Some of our bloggers choose to remain anonymous both in their daily postings and in this issue of DSQ. Others are willing to disclose their names though they are better recognized by the names of their sites: "The Gimp Parade"; "Wheelchair Dancer"; "Diary of a Goldfish" (to name just a few). Like the names of their sites, the bloggers are fresh, insistent, darkly funny, and working with equal measures of irony and those declarations that are too often withheld for the sake of decorum. The web log is not, it turns out, a genteel media. When one adds to the broadside format the complications of symptom and the traps of bodily identity we see how complicated the art of claiming disability must be. Having access to the agora is both a rite of citizenship and the means to expression.

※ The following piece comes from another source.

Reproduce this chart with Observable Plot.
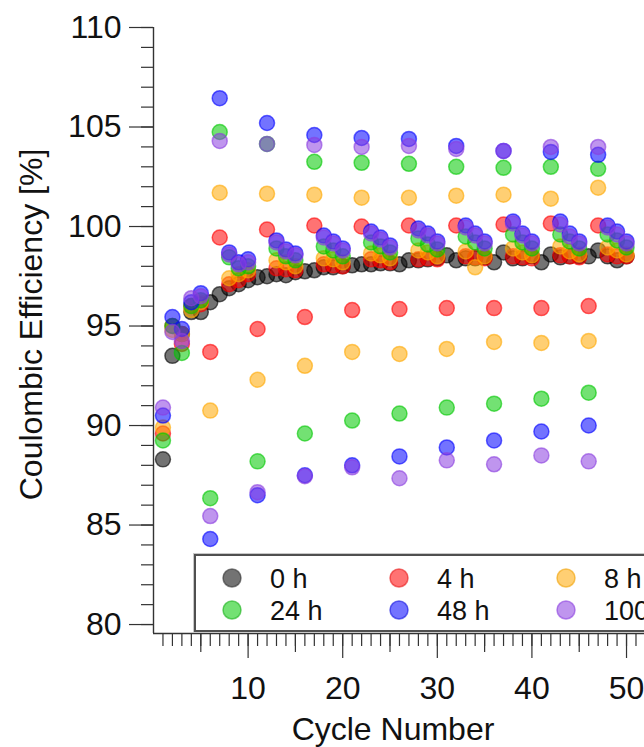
<!DOCTYPE html>
<html>
<head>
<meta charset="utf-8">
<script src="https://cdn.jsdelivr.net/npm/d3@7"></script>
<script src="https://cdn.jsdelivr.net/npm/@observablehq/plot@0.6"></script>
<style>
  html, body { margin: 0; padding: 0; background: #fff; }
  #wrap { position: relative; width: 644px; height: 747px; overflow: hidden; font-family: "Liberation Sans", Arial, sans-serif; }
  #legend { position: absolute; left: 194px; top: 554px; width: 470px; height: 74px; background: #fff;
            border: 2px solid #505050; box-shadow: 0 0 0 1px #c8c8c8; }
</style>
</head>
<body>
<div id="wrap"><div id="legend"></div></div>
<script>
// ---- data ----
const cycles = d3.range(1, 51);
const seriesLabels = ["0 h", "4 h", "8 h", "24 h", "48 h", "100 h"];
const seriesColors = ["#000000", "#ff0000", "#ffa800", "#00c800", "#0000ff", "#8a3ee0"];
const strokeColors = ["#303030", "#e81818", "#f0a000", "#18b018", "#1010e0", "#8a3ee0"];

const ce0h = [88.3, 93.5, 94.6, 95.7, 95.7, 96.2, 96.6, 96.9, 97.1, 97.3,
  97.45, 97.5, 97.6, 97.55, 97.7, 97.75, 97.8, 97.95, 97.95, 98.0,
  98.05, 98.1, 98.1, 98.15, 98.15, 98.1, 98.3, 98.3, 98.35, 98.4,
  98.55, 98.3, 98.4, 98.4, 98.45, 98.2, 98.7, 98.4, 98.4, 98.5,
  98.2, 98.6, 98.45, 98.5, 98.5, 98.5, 98.8, 98.5, 98.3, 98.5];
const ce4h = [89.6, 95.0, 94.1, 96.0, 96.1, 93.7, 99.45, 97.1, 97.3, 97.6,
  94.85, 99.85, 97.9, 97.85, 97.8, 95.45, 100.05, 98.1, 98.05, 98.0,
  95.8, 100.0, 98.35, 98.3, 98.2, 95.85, 100.05, 98.35, 98.4, 98.35,
  95.9, 100.05, 98.5, 98.45, 98.4, 95.9, 100.1, 98.5, 98.45, 98.4,
  95.9, 100.15, 98.55, 98.5, 98.45, 96.0, 100.05, 98.6, 98.5, 98.5];
const ce8h = [89.9, 94.8, 94.6, 95.8, 96.2, 90.75, 101.7, 97.4, 97.6, 97.8,
  92.3, 101.65, 98.3, 98.2, 98.0, 93.0, 101.6, 98.4, 98.35, 98.2,
  93.7, 101.45, 98.65, 98.55, 98.4, 93.6, 101.45, 98.8, 98.7, 98.5,
  93.85, 101.55, 98.75, 97.95, 98.5, 94.2, 101.6, 98.9, 98.7, 98.55,
  94.15, 101.4, 99.0, 98.75, 98.6, 94.25, 101.95, 98.95, 98.8, 98.6];
const ce24h = [89.25, 95.0, 93.65, 96.0, 96.3, 86.35, 104.75, 98.45, 97.9, 98.0,
  88.2, 104.15, 98.9, 98.5, 98.3, 89.6, 103.25, 99.0, 98.8, 98.5,
  90.25, 103.2, 99.2, 99.0, 98.7, 90.6, 103.15, 99.4, 99.1, 98.85,
  90.9, 103.0, 99.5, 99.2, 98.9, 91.1, 102.95, 99.6, 99.2, 98.9,
  91.35, 103.0, 99.6, 99.25, 98.9, 91.65, 102.9, 99.6, 99.3, 98.95];
const ce48h = [90.5, 95.45, 94.85, 96.2, 96.65, 84.3, 106.45, 98.7, 98.2, 98.35,
  86.5, 105.2, 99.3, 98.85, 98.65, 87.5, 104.6, 99.55, 99.25, 98.9,
  88.0, 104.45, 99.75, 99.45, 99.05, 88.45, 104.4, 99.9, 99.65, 99.25,
  88.9, 104.05, 100.05, 99.65, 99.25, 89.25, 103.8, 100.25, 99.65, 99.25,
  89.7, 103.75, 100.25, 99.65, 99.25, 90.0, 103.6, 100.05, 99.75, 99.25];
const ce100h = [90.9, 94.7, 94.25, 96.4, 96.5, 85.45, 104.3, 98.6, 98.1, 98.2,
  86.65, 104.15, 99.2, 98.75, 98.55, 87.45, 104.1, 99.45, 99.15, 98.8,
  87.9, 104.0, 99.65, 99.35, 98.95, 87.35, 104.05, 99.8, 99.55, 99.15,
  88.25, 103.9, 99.95, 99.55, 99.15, 88.05, 103.8, 100.15, 99.55, 99.15,
  88.5, 104.0, 100.1, 99.5, 99.15, 88.2, 104.0, 99.95, 99.6, 99.15];
const seriesValues = [ce0h, ce4h, ce8h, ce24h, ce48h, ce100h];

const yMajorTicks = [80, 85, 90, 95, 100, 105, 110];
const xMajorTicks = [10, 20, 30, 40, 50];
const xMidTicks = [5, 15, 25, 35, 45];

// ---- table ----
const table = seriesLabels.flatMap((s, i) =>
  cycles.map((c, j) => ({cycle: c, ce: seriesValues[i][j], series: s})));

const yMin = 79.55, yMax = 110;
const font = "Liberation Sans, Arial, sans-serif";

const chart = Plot.plot({
  width: 644, height: 747,
  marginLeft: 153, marginRight: 0, marginTop: 27, marginBottom: 114,
  style: {fontFamily: font, color: "#111", background: "transparent", overflow: "visible"},
  x: {domain: [0, 51.9]},
  y: {domain: [yMin, yMax]},
  color: {domain: seriesLabels, range: seriesColors},
  marks: [
    Plot.ruleX([0], {stroke: "#333", strokeWidth: 1.4}),
    Plot.ruleY([yMin], {stroke: "#333", strokeWidth: 1.4}),
    Plot.axisY({ticks: d3.range(80, 111), tickSize: 12, text: null, stroke: "#333", strokeWidth: 1.2, label: null}),
    Plot.axisY({ticks: yMajorTicks, tickSize: 24, tickPadding: 8, fontSize: 32, stroke: "#333", strokeWidth: 1.2, label: null}),
    Plot.axisX({ticks: d3.range(1, 52), tickSize: 13, text: null, stroke: "#333", strokeWidth: 1.2, label: null}),
    Plot.axisX({ticks: xMidTicks, tickSize: 19, text: null, stroke: "#333", strokeWidth: 1.2, label: null}),
    Plot.axisX({ticks: xMajorTicks, tickSize: 25, tickPadding: 18, fontSize: 32, stroke: "#333", strokeWidth: 1.2, label: null}),
    Plot.text(["Cycle Number"], {frameAnchor: "bottom", dx: -6, dy: 96, fontSize: 32, fill: "#111", lineAnchor: "middle", textAnchor: "middle"}),
    Plot.text(["Coulombic Efficiency [%]"], {frameAnchor: "left", dx: -122, dy: -6, rotate: -90, fontSize: 32, fill: "#111", lineAnchor: "middle", textAnchor: "middle"}),
    Plot.dot(table, {x: "cycle", y: "ce", r: 7.5, fill: "series", stroke: "series",
      fillOpacity: 0.55, strokeOpacity: 0.6, strokeWidth: 1.5})
  ]
});
const wrap = document.getElementById("wrap");
wrap.insertBefore(chart, wrap.firstChild);

// ---- legend ----
const lg = d3.select("#legend").append("svg").attr("width", 470).attr("height", 74)
  .style("font-family", font);
seriesLabels.forEach((s, i) => {
  const col = i % 3, row = Math.floor(i / 3);
  const cx = 36 + col * 167, cy = 22 + row * 32;
  lg.append("circle").attr("cx", cx).attr("cy", cy).attr("r", 9)
    .attr("fill", seriesColors[i]).attr("fill-opacity", 0.55)
    .attr("stroke", strokeColors[i]).attr("stroke-opacity", 0.6).attr("stroke-width", 1.5);
  lg.append("text").attr("x", cx + 38).attr("y", cy).attr("dy", "0.36em")
    .attr("font-size", 27).attr("fill", "#111").text(s);
});
</script>
</body>
</html>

Disabled bloggers may use speech synthesis programs, vocalization programs, custom pointers, Braille displays, or portable devices designed for blind people on the go. These bloggers will inevitably agree and disagree about the traditional issues that are discussed in the town square but they will also bring to their discussion a further awareness and commitment to disability advocacy. When we consider the long history of social isolation that has surrounded the experience of disability we can sense the remarkable opportunity that is at hand.


  • Bacon, Francis. Essays, Civil and Moral. Vol. III, Part 1. The Harvard Classics. New York: P.F. Collier & Son, 1909-14; Bartleby.com, 2001. <http://www.bartleby.com/3/1/>
  • Linton, Simi. Claiming Disability: Knowledge and Identity. New York: New York UP, 1988.